[Source excerpt]
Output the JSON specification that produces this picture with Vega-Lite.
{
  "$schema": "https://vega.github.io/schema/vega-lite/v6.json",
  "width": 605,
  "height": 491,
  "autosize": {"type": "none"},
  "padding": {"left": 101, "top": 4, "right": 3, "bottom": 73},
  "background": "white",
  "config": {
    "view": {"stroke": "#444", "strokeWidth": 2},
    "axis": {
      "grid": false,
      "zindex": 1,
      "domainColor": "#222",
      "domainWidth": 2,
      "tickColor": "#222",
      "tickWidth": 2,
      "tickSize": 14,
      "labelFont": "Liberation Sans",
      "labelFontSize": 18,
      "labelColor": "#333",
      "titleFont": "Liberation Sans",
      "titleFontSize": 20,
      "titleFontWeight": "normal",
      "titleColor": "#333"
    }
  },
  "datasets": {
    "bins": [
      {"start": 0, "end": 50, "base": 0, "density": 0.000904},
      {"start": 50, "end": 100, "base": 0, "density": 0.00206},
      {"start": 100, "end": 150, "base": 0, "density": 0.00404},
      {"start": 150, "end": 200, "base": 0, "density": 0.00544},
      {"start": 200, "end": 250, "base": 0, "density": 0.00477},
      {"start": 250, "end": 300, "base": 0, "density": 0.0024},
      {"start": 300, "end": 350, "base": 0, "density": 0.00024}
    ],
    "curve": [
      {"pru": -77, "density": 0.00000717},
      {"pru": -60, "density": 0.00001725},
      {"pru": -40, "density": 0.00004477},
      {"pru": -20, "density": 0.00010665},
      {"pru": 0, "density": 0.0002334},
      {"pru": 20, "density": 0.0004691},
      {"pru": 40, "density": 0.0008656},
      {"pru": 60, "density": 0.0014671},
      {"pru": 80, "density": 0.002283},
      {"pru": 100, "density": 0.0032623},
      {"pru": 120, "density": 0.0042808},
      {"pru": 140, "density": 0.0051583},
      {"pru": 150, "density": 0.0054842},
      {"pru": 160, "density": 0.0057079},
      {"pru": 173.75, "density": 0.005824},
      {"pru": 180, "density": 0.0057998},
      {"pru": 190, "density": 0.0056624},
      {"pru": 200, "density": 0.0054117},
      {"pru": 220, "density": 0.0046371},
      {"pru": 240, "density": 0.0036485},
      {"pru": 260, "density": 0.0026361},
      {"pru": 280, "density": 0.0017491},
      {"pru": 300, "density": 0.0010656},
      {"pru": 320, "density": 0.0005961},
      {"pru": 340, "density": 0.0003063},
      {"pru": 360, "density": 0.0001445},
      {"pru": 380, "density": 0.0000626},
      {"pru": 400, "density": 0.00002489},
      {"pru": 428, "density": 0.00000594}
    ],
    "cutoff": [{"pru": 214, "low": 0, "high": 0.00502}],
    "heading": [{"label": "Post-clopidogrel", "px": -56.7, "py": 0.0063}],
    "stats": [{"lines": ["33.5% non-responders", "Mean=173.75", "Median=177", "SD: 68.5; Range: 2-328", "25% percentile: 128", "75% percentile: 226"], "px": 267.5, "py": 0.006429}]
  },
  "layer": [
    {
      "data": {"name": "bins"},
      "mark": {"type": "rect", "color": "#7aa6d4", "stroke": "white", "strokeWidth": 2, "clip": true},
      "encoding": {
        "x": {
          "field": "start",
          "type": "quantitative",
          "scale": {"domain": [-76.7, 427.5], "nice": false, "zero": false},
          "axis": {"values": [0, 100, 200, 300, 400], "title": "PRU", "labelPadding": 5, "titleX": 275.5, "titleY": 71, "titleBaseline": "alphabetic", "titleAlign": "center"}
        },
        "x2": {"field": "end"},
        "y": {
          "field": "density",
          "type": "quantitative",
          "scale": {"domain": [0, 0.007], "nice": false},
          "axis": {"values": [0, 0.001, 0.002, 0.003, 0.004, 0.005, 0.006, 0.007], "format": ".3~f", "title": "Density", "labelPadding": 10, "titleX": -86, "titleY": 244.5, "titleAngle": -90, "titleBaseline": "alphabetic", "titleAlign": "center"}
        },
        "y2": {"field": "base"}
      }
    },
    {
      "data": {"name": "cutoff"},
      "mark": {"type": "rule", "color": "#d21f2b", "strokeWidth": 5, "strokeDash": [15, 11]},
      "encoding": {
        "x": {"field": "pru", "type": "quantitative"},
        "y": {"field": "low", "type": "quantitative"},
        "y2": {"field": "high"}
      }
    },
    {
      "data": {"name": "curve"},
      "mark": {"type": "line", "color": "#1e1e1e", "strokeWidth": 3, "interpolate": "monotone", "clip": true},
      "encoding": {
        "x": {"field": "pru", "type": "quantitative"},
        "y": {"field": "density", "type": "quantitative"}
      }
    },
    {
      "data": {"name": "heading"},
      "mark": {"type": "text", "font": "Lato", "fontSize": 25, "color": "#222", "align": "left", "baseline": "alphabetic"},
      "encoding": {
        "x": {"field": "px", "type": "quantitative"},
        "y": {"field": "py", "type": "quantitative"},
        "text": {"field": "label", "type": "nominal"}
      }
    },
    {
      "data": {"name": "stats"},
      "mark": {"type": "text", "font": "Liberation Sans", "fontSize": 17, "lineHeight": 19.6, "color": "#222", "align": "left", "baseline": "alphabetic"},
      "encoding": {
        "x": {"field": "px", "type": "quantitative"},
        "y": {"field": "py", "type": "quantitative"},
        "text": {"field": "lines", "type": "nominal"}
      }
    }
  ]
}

[Aim] Restate the whole of the material exactly.

[Answer to this task]
Output the JSON specification that produces this picture with Vega-Lite.
{
  "$schema": "https://vega.github.io/schema/vega-lite/v6.json",
  "width": 605,
  "height": 491,
  "autosize": {"type": "none"},
  "padding": {"left": 101, "top": 4, "right": 3, "bottom": 73},
  "background": "white",
  "config": {
    "view": {"stroke": "#444", "strokeWidth": 2},
    "axis": {
      "grid": false,
      "zindex": 1,
      "domainColor": "#222",
      "domainWidth": 2,
      "tickColor": "#222",
      "tickWidth": 2,
      "tickSize": 14,
      "labelFont": "Liberation Sans",
      "labelFontSize": 18,
      "labelColor": "#333",
      "titleFont": "Liberation Sans",
      "titleFontSize": 20,
      "titleFontWeight": "normal",
      "titleColor": "#333"
    }
  },
  "datasets": {
    "bins": [
      {"start": 0, "end": 50, "base": 0, "density": 0.000904},
      {"start": 50, "end": 100, "base": 0, "density": 0.00206},
      {"start": 100, "end": 150, "base": 0, "density": 0.00404},
      {"start": 150, "end": 200, "base": 0, "density": 0.00544},
      {"start": 200, "end": 250, "base": 0, "density": 0.00477},
      {"start": 250, "end": 300, "base": 0, "density": 0.0024},
      {"start": 300, "end": 350, "base": 0, "density": 0.00024}
    ],
    "curve": [
      {"pru": -77, "density": 0.00000717},
      {"pru": -60, "density": 0.00001725},
      {"pru": -40, "density": 0.00004477},
      {"pru": -20, "density": 0.00010665},
      {"pru": 0, "density": 0.0002334},
      {"pru": 20, "density": 0.0004691},
      {"pru": 40, "density": 0.0008656},
      {"pru": 60, "density": 0.0014671},
      {"pru": 80, "density": 0.002283},
      {"pru": 100, "density": 0.0032623},
      {"pru": 120, "density": 0.0042808},
      {"pru": 140, "density": 0.0051583},
      {"pru": 150, "density": 0.0054842},
      {"pru": 160, "density": 0.0057079},
      {"pru": 173.75, "density": 0.005824},
      {"pru": 180, "density": 0.0057998},
      {"pru": 190, "density": 0.0056624},
      {"pru": 200, "density": 0.0054117},
      {"pru": 220, "density": 0.0046371},
      {"pru": 240, "density": 0.0036485},
      {"pru": 260, "density": 0.0026361},
      {"pru": 280, "density": 0.0017491},
      {"pru": 300, "density": 0.0010656},
      {"pru": 320, "density": 0.0005961},
      {"pru": 340, "density": 0.0003063},
      {"pru": 360, "density": 0.0001445},
      {"pru": 380, "density": 0.0000626},
      {"pru": 400, "density": 0.00002489},
      {"pru": 428, "density": 0.00000594}
    ],
    "cutoff": [{"pru": 214, "low": 0, "high": 0.00502}],
    "heading": [{"label": "Post-clopidogrel", "px": -56.7, "py": 0.0063}],
    "stats": [{"lines": ["33.5% non-responders", "Mean=173.75", "Median=177", "SD: 68.5; Range: 2-328", "25% percentile: 128", "75% percentile: 226"], "px": 267.5, "py": 0.006429}]
  },
  "layer": [
    {
      "data": {"name": "bins"},
      "mark": {"type": "rect", "color": "#7aa6d4", "stroke": "white", "strokeWidth": 2, "clip": true},
      "encoding": {
        "x": {
          "field": "start",
          "type": "quantitative",
          "scale": {"domain": [-76.7, 427.5], "nice": false, "zero": false},
          "axis": {"values": [0, 100, 200, 300, 400], "title": "PRU", "labelPadding": 5, "titleX": 275.5, "titleY": 71, "titleBaseline": "alphabetic", "titleAlign": "center"}
        },
        "x2": {"field": "end"},
        "y": {
          "field": "density",
          "type": "quantitative",
          "scale": {"domain": [0, 0.007], "nice": false},
          "axis": {"values": [0, 0.001, 0.002, 0.003, 0.004, 0.005, 0.006, 0.007], "format": ".3~f", "title": "Density", "labelPadding": 10, "titleX": -86, "titleY": 244.5, "titleAngle": -90, "titleBaseline": "alphabetic", "titleAlign": "center"}
        },
        "y2": {"field": "base"}
      }
    },
    {
      "data": {"name": "cutoff"},
      "mark": {"type": "rule", "color": "#d21f2b", "strokeWidth": 5, "strokeDash": [15, 11]},
      "encoding": {
        "x": {"field": "pru", "type": "quantitative"},
        "y": {"field": "low", "type": "quantitative"},
        "y2": {"field": "high"}
      }
    },
    {
      "data": {"name": "curve"},
      "mark": {"type": "line", "color": "#1e1e1e", "strokeWidth": 3, "interpolate": "monotone", "clip": true},
      "encoding": {
        "x": {"field": "pru", "type": "quantitative"},
        "y": {"field": "density", "type": "quantitative"}
      }
    },
    {
      "data": {"name": "heading"},
      "mark": {"type": "text", "font": "Lato", "fontSize": 25, "color": "#222", "align": "left", "baseline": "alphabetic"},
      "encoding": {
        "x": {"field": "px", "type": "quantitative"},
        "y": {"field": "py", "type": "quantitative"},
        "text": {"field": "label", "type": "nominal"}
      }
    },
    {
      "data": {"name": "stats"},
      "mark": {"type": "text", "font": "Liberation Sans", "fontSize": 17, "lineHeight": 19.6, "color": "#222", "align": "left", "baseline": "alphabetic"},
      "encoding": {
        "x": {"field": "px", "type": "quantitative"},
        "y": {"field": "py", "type": "quantitative"},
        "text": {"field": "lines", "type": "nominal"}
      }
    }
  ]
}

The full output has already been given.